Andras sat on the edge of the courtyard fountain and reread the letter. He hadn't heard from Polaner or Ben Yakov, not since the missives he'd received during his first Munkaszolgalat posting. If Ben Yakov was still with his parents in Rouen, he would be living in occupied France under the Nazi flag. And Polaner, who had been so eager to fight for his adopted country--where would he have been sent after his discharge from the French military? Where would he be now? What hardships, what humiliations, would he have had to face since the last time Andras had seen him? How would Andras ever learn what had become of him? He trailed his hand through the cold water of the fountain, released now from its winter ice. Beneath the surface, the shapes of the fish moved like slender ghosts. There had been coins at the bottom of the fountain last fall, five-and tenfiller coins glinting against the blue tiles. Someone must have removed them when the ice thawed. Now, no one would throw coins into a fountain. No one could spare ten filler for a wish.
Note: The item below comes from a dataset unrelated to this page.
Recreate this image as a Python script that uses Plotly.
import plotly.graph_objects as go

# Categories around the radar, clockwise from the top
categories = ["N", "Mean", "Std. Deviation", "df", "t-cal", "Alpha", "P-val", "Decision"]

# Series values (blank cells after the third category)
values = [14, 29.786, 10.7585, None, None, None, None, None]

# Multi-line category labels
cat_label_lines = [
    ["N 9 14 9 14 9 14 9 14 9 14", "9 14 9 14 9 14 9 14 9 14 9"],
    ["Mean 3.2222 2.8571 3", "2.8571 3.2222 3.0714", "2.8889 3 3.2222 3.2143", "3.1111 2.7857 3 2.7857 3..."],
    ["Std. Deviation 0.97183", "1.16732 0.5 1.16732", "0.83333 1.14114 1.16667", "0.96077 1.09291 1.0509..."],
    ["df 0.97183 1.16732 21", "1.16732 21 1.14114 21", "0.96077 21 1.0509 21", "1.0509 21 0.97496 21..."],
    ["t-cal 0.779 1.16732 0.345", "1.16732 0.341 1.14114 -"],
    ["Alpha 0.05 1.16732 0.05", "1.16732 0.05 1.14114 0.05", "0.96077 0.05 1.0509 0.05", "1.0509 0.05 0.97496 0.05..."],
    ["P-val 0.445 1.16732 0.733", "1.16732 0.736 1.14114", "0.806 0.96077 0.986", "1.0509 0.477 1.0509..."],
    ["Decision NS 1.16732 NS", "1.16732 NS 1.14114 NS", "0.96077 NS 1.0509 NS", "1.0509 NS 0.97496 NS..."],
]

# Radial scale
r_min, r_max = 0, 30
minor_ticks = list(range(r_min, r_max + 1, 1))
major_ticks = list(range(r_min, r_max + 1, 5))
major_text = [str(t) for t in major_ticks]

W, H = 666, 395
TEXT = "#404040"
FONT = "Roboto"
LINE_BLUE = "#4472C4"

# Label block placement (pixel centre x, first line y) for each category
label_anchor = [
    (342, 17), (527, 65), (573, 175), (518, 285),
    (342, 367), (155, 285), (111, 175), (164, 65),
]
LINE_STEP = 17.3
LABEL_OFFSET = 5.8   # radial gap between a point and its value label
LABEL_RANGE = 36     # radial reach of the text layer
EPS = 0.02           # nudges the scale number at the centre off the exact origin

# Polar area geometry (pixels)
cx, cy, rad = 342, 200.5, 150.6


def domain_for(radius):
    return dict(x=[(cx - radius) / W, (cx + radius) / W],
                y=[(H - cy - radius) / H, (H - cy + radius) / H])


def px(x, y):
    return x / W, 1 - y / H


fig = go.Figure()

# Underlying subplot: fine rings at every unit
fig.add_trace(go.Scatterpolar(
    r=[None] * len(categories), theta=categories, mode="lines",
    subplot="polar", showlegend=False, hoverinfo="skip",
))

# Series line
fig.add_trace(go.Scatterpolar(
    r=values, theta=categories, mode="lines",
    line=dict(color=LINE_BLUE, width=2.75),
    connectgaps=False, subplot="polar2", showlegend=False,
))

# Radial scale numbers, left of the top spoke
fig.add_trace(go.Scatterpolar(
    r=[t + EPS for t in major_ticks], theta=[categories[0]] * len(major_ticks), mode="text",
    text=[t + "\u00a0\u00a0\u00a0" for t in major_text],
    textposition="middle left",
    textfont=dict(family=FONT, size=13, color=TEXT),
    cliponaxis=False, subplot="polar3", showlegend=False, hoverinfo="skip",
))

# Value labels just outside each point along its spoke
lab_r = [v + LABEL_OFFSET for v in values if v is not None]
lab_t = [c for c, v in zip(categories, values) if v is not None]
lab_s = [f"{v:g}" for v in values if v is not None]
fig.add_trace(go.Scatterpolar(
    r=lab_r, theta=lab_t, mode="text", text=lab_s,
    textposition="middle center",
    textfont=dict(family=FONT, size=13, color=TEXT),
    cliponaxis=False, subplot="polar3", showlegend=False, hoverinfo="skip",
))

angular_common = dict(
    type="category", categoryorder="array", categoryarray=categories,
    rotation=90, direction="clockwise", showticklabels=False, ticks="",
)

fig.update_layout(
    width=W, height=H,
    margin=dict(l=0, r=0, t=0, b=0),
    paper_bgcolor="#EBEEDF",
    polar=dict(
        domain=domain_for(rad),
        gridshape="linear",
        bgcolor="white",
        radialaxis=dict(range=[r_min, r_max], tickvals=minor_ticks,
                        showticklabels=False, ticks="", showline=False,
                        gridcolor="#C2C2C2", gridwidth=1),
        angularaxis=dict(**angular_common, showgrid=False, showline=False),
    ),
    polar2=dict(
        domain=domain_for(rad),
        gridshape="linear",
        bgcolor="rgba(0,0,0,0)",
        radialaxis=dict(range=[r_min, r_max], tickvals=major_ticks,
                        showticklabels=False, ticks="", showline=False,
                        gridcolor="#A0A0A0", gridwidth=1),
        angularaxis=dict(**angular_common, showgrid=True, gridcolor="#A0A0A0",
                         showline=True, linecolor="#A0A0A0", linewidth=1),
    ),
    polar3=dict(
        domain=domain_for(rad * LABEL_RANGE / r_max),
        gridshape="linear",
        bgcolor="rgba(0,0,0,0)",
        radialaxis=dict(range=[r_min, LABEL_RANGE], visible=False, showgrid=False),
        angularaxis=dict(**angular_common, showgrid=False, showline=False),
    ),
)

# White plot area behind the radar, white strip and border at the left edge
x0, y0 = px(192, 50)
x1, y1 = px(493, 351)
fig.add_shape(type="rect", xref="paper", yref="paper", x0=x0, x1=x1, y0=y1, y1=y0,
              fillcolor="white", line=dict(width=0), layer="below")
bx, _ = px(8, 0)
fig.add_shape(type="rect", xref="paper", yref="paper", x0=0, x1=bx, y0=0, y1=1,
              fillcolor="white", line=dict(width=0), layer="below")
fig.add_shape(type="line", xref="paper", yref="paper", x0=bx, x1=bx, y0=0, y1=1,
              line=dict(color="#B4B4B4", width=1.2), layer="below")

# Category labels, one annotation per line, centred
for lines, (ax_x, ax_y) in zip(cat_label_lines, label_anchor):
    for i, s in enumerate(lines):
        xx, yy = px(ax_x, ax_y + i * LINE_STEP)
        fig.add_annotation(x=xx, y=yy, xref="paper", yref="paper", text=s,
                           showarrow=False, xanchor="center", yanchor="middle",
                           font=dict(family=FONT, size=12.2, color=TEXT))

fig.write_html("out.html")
In the darkness of the barracks in Subcarpathia and Transylvania and Banhida, Andras had forced himself to consider the possibility that Polaner might be dead, that he might have been beaten or starved or infected or shot; but he had never allowed himself to think that he would not someday know know what had happened--not know for certain what had happened--not know for certain whether to search or hope or mourn. He could not mourn by default. It ran against his nature. But it had been twenty-three months since there had been any word of Polaner-soft-voiced Eli Polaner, hidden somewhere within the dark explosive tangle of Europe.
He dared not follow the thought around to its other side, where the image of his brother Matyas waited, a white shape glimpsed through the veil of a blizzard. Matyas, still lost.